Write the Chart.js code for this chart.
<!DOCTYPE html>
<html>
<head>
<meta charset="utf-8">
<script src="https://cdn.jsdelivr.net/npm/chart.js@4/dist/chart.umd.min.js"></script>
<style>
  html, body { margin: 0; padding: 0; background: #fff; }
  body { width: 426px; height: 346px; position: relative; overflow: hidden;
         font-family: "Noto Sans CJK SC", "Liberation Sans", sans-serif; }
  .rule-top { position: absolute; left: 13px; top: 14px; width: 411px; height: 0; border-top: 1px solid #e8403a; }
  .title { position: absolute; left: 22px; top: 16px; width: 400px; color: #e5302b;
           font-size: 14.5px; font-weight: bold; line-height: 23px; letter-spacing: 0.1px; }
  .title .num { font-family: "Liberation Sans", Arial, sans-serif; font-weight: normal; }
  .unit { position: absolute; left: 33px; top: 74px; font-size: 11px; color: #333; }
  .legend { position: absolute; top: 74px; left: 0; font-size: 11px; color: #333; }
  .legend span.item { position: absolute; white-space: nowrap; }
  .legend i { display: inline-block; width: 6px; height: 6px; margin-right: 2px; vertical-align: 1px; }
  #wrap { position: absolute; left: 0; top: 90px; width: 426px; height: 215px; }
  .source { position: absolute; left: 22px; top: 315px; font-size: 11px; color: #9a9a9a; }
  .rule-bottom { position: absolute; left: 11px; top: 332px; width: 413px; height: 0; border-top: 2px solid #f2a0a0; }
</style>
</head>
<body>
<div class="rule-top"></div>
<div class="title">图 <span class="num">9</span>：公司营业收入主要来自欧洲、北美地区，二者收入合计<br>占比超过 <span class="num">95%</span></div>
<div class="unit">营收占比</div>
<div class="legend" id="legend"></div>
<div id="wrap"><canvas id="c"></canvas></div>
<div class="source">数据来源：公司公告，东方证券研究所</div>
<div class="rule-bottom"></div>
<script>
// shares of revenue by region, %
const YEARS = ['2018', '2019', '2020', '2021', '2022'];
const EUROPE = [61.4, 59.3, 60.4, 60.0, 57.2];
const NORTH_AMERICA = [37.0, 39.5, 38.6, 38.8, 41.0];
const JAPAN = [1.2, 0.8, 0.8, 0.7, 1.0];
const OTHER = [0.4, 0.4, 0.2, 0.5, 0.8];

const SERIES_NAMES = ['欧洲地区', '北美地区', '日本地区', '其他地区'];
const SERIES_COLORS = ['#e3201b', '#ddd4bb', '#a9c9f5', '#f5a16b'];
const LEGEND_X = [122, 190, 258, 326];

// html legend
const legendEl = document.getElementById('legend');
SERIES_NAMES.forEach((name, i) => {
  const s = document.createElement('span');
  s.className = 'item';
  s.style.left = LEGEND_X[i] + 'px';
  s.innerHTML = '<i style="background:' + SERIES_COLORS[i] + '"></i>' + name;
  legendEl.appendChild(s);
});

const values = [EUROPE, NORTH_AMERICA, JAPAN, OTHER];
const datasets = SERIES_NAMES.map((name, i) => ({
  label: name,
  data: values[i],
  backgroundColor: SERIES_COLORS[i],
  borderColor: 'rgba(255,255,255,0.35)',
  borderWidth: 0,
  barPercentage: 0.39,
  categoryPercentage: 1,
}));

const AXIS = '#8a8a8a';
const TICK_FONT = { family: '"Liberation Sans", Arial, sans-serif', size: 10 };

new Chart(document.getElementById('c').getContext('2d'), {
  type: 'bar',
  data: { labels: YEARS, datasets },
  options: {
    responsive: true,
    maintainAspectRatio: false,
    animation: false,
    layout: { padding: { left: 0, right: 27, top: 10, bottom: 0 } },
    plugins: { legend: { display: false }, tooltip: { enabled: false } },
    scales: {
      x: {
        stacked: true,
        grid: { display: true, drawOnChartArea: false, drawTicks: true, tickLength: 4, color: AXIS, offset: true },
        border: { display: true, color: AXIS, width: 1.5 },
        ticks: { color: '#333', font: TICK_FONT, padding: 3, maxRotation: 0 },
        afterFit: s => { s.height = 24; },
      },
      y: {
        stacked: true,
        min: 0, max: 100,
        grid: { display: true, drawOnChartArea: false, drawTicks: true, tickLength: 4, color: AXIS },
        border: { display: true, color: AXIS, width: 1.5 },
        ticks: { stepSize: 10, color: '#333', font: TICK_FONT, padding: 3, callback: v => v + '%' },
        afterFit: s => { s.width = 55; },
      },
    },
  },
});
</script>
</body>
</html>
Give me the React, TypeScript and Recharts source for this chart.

## Directions for this task
In the entries above, identify every line with the string "source".

## Problem solution
  .source { position: absolute; left: 22px; top: 315px; font-size: 11px; color: #9a9a9a; }
<div class="source">数据来源：公司公告，东方证券研究所</div>
Give me the React, TypeScript and Recharts source for this chart.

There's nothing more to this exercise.